Job: Repeat the material below exactly, with no pictures.

>> Begin

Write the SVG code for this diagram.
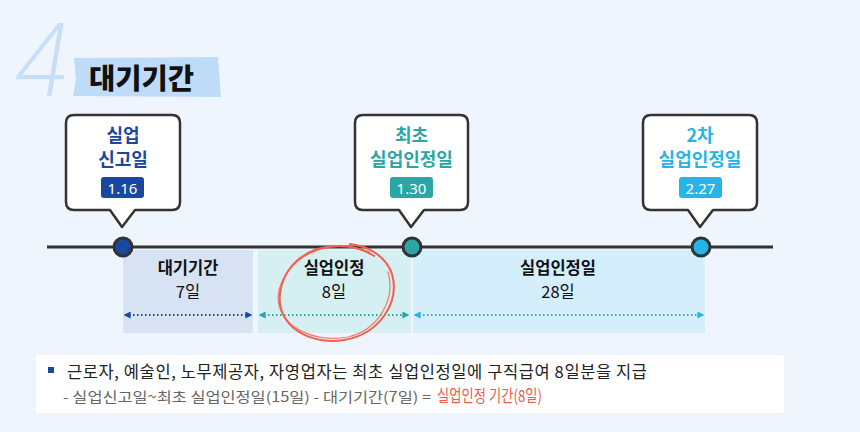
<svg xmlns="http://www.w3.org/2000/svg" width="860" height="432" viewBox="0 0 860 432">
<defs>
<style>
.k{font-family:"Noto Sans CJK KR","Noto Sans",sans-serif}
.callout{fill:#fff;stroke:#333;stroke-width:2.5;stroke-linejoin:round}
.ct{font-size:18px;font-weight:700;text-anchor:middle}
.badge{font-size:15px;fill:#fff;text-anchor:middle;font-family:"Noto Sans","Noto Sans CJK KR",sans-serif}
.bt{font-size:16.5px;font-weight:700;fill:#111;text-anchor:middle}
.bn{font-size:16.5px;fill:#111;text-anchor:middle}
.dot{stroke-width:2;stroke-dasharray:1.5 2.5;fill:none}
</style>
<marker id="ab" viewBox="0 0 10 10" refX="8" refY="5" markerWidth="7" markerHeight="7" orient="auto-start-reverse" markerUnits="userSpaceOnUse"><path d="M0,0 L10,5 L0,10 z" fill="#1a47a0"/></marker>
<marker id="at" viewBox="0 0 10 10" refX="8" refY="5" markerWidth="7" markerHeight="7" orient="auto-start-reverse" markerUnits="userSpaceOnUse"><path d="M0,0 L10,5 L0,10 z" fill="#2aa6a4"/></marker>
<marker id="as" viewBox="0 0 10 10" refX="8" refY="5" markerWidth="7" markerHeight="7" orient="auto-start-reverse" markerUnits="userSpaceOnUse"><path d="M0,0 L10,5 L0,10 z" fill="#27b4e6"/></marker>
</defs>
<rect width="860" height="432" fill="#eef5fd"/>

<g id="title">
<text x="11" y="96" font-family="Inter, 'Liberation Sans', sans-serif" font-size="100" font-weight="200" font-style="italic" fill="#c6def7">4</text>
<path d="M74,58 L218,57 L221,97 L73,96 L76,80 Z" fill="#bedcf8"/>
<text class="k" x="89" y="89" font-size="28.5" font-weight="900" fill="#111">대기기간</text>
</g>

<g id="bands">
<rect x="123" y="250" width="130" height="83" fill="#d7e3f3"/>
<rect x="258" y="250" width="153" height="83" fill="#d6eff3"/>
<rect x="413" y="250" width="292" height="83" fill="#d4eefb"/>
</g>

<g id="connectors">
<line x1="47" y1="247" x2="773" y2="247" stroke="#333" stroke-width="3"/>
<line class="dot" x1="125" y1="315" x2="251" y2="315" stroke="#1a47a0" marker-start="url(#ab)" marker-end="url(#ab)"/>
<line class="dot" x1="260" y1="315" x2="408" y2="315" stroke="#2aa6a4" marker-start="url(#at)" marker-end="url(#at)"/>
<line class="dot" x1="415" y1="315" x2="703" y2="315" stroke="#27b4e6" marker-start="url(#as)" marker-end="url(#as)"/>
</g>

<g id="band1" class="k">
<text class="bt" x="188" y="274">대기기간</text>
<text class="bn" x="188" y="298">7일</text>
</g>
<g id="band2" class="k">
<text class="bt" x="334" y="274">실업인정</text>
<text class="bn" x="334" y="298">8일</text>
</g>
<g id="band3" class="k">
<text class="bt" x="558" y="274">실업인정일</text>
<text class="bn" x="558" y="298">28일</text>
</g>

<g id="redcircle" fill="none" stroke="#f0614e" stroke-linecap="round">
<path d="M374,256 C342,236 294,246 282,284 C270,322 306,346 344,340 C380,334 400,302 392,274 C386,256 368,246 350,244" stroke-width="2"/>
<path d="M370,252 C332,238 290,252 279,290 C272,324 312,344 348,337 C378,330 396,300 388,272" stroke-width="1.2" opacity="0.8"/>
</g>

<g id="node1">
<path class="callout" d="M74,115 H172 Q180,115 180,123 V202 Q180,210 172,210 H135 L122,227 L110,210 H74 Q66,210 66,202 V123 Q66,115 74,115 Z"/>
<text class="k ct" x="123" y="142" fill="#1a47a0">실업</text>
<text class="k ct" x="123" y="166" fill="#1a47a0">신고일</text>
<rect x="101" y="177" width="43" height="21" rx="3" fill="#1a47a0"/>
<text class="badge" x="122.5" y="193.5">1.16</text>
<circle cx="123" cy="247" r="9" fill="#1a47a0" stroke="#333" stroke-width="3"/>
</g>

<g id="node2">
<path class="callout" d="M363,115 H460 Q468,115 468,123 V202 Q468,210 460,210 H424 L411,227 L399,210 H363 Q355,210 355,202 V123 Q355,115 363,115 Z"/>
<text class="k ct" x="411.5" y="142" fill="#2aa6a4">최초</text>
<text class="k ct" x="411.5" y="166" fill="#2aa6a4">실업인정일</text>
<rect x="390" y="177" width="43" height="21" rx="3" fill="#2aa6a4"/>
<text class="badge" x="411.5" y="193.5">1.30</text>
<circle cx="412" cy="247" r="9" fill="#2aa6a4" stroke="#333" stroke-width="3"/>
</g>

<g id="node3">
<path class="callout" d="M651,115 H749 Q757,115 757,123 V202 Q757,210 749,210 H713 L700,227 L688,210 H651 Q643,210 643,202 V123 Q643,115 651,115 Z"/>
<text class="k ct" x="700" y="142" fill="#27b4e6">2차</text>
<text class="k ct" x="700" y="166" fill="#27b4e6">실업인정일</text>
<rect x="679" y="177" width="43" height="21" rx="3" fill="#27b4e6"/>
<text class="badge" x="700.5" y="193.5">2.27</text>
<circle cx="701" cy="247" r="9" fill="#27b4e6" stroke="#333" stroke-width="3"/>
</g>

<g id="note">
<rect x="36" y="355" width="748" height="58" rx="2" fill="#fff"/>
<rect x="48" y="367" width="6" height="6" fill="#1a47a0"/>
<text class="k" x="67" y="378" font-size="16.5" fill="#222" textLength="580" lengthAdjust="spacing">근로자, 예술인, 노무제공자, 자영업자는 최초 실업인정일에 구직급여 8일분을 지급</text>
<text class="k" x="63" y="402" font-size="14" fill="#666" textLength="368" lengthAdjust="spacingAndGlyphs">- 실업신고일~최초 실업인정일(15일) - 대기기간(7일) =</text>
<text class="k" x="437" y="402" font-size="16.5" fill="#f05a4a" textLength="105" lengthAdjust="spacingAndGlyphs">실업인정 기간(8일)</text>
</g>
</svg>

>> End

Result for this task:
Write the SVG code for this diagram.
<svg xmlns="http://www.w3.org/2000/svg" width="860" height="432" viewBox="0 0 860 432">
<defs>
<style>
.k{font-family:"Noto Sans CJK KR","Noto Sans",sans-serif}
.callout{fill:#fff;stroke:#333;stroke-width:2.5;stroke-linejoin:round}
.ct{font-size:18px;font-weight:700;text-anchor:middle}
.badge{font-size:15px;fill:#fff;text-anchor:middle;font-family:"Noto Sans","Noto Sans CJK KR",sans-serif}
.bt{font-size:16.5px;font-weight:700;fill:#111;text-anchor:middle}
.bn{font-size:16.5px;fill:#111;text-anchor:middle}
.dot{stroke-width:2;stroke-dasharray:1.5 2.5;fill:none}
</style>
<marker id="ab" viewBox="0 0 10 10" refX="8" refY="5" markerWidth="7" markerHeight="7" orient="auto-start-reverse" markerUnits="userSpaceOnUse"><path d="M0,0 L10,5 L0,10 z" fill="#1a47a0"/></marker>
<marker id="at" viewBox="0 0 10 10" refX="8" refY="5" markerWidth="7" markerHeight="7" orient="auto-start-reverse" markerUnits="userSpaceOnUse"><path d="M0,0 L10,5 L0,10 z" fill="#2aa6a4"/></marker>
<marker id="as" viewBox="0 0 10 10" refX="8" refY="5" markerWidth="7" markerHeight="7" orient="auto-start-reverse" markerUnits="userSpaceOnUse"><path d="M0,0 L10,5 L0,10 z" fill="#27b4e6"/></marker>
</defs>
<rect width="860" height="432" fill="#eef5fd"/>

<g id="title">
<text x="11" y="96" font-family="Inter, 'Liberation Sans', sans-serif" font-size="100" font-weight="200" font-style="italic" fill="#c6def7">4</text>
<path d="M74,58 L218,57 L221,97 L73,96 L76,80 Z" fill="#bedcf8"/>
<text class="k" x="89" y="89" font-size="28.5" font-weight="900" fill="#111">대기기간</text>
</g>

<g id="bands">
<rect x="123" y="250" width="130" height="83" fill="#d7e3f3"/>
<rect x="258" y="250" width="153" height="83" fill="#d6eff3"/>
<rect x="413" y="250" width="292" height="83" fill="#d4eefb"/>
</g>

<g id="connectors">
<line x1="47" y1="247" x2="773" y2="247" stroke="#333" stroke-width="3"/>
<line class="dot" x1="125" y1="315" x2="251" y2="315" stroke="#1a47a0" marker-start="url(#ab)" marker-end="url(#ab)"/>
<line class="dot" x1="260" y1="315" x2="408" y2="315" stroke="#2aa6a4" marker-start="url(#at)" marker-end="url(#at)"/>
<line class="dot" x1="415" y1="315" x2="703" y2="315" stroke="#27b4e6" marker-start="url(#as)" marker-end="url(#as)"/>
</g>

<g id="band1" class="k">
<text class="bt" x="188" y="274">대기기간</text>
<text class="bn" x="188" y="298">7일</text>
</g>
<g id="band2" class="k">
<text class="bt" x="334" y="274">실업인정</text>
<text class="bn" x="334" y="298">8일</text>
</g>
<g id="band3" class="k">
<text class="bt" x="558" y="274">실업인정일</text>
<text class="bn" x="558" y="298">28일</text>
</g>

<g id="redcircle" fill="none" stroke="#f0614e" stroke-linecap="round">
<path d="M374,256 C342,236 294,246 282,284 C270,322 306,346 344,340 C380,334 400,302 392,274 C386,256 368,246 350,244" stroke-width="2"/>
<path d="M370,252 C332,238 290,252 279,290 C272,324 312,344 348,337 C378,330 396,300 388,272" stroke-width="1.2" opacity="0.8"/>
</g>

<g id="node1">
<path class="callout" d="M74,115 H172 Q180,115 180,123 V202 Q180,210 172,210 H135 L122,227 L110,210 H74 Q66,210 66,202 V123 Q66,115 74,115 Z"/>
<text class="k ct" x="123" y="142" fill="#1a47a0">실업</text>
<text class="k ct" x="123" y="166" fill="#1a47a0">신고일</text>
<rect x="101" y="177" width="43" height="21" rx="3" fill="#1a47a0"/>
<text class="badge" x="122.5" y="193.5">1.16</text>
<circle cx="123" cy="247" r="9" fill="#1a47a0" stroke="#333" stroke-width="3"/>
</g>

<g id="node2">
<path class="callout" d="M363,115 H460 Q468,115 468,123 V202 Q468,210 460,210 H424 L411,227 L399,210 H363 Q355,210 355,202 V123 Q355,115 363,115 Z"/>
<text class="k ct" x="411.5" y="142" fill="#2aa6a4">최초</text>
<text class="k ct" x="411.5" y="166" fill="#2aa6a4">실업인정일</text>
<rect x="390" y="177" width="43" height="21" rx="3" fill="#2aa6a4"/>
<text class="badge" x="411.5" y="193.5">1.30</text>
<circle cx="412" cy="247" r="9" fill="#2aa6a4" stroke="#333" stroke-width="3"/>
</g>

<g id="node3">
<path class="callout" d="M651,115 H749 Q757,115 757,123 V202 Q757,210 749,210 H713 L700,227 L688,210 H651 Q643,210 643,202 V123 Q643,115 651,115 Z"/>
<text class="k ct" x="700" y="142" fill="#27b4e6">2차</text>
<text class="k ct" x="700" y="166" fill="#27b4e6">실업인정일</text>
<rect x="679" y="177" width="43" height="21" rx="3" fill="#27b4e6"/>
<text class="badge" x="700.5" y="193.5">2.27</text>
<circle cx="701" cy="247" r="9" fill="#27b4e6" stroke="#333" stroke-width="3"/>
</g>

<g id="note">
<rect x="36" y="355" width="748" height="58" rx="2" fill="#fff"/>
<rect x="48" y="367" width="6" height="6" fill="#1a47a0"/>
<text class="k" x="67" y="378" font-size="16.5" fill="#222" textLength="580" lengthAdjust="spacing">근로자, 예술인, 노무제공자, 자영업자는 최초 실업인정일에 구직급여 8일분을 지급</text>
<text class="k" x="63" y="402" font-size="14" fill="#666" textLength="368" lengthAdjust="spacingAndGlyphs">- 실업신고일~최초 실업인정일(15일) - 대기기간(7일) =</text>
<text class="k" x="437" y="402" font-size="16.5" fill="#f05a4a" textLength="105" lengthAdjust="spacingAndGlyphs">실업인정 기간(8일)</text>
</g>
</svg>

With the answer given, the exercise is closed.